Queria uma Fundação para a Ciência e a Tecnologia independente e virada para os cientistas, deparava-se com uma Ciência refém da agenda política. Considerava os resultados soberanos; não importava quão audaciosa e atraente pudesse ser a hipótese ou os objetivos, os resultados eram sempre soberanos. E os resultados soberanos da política científica dos últimos anos, que diariamente lhe chegavam, eram penosamente diferentes daquilo que tinha ambicionado para Portugal. Numa reflexão que não chegou nunca a ser publicada dizia: “Termino repetindo que este texto é uma reflexão e não um protesto. Poderia ser isso e muito mais, mas em verdade é a reflexão de uma adepta emérita que partilhou há anos a luminosidade do esperado. Mal preparada para a escuridão do absurdo.”

Nos últimos anos vivia sobretudo em Lisboa.

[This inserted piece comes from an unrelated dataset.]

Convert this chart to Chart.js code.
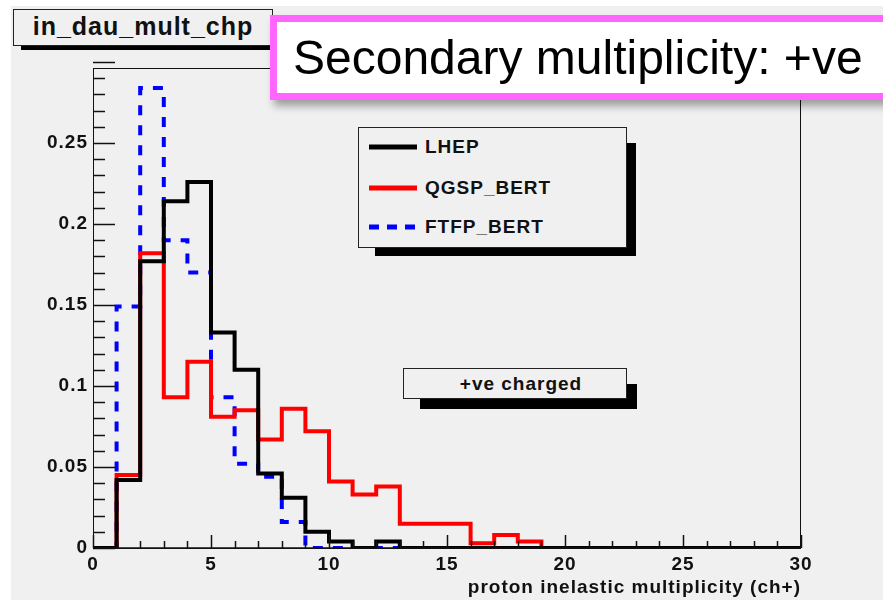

As suas passagens pelas “Virtudes” do Porto foram-se tornando menos frequentes, limitada pelas múltiplas sessões de diálise a que resistia com a mesma coragem com que se entregava a tudo. O eu biográfico e o eu curricular estavam reconciliados.

A nossa correspondência tornou-se quase diária. Escrevia ao romper do dia, partilhando vitórias e desalentos, discursos, cartas, poemas. Deles me socorri para escrever este texto. Um ano passado sobre a sua morte, a sua ausência é ainda demasiado presente. Para Maria de Sousa, escrever era essencial. A memória é finita, a escrita não. Escrevia para reter o momento, para “estancar o rio que tudo arrastaria”. Com frequência abro alguns dos seus e-mails e leio ao acaso alguns desses momentos. A 25 de março estava feliz, preparava a publicação de um novo livro de poemas: “Teresa, pode imaginar como me sinto? Que bom este partilhar de confidências!”. Partiu na madrugada de 14 de abril.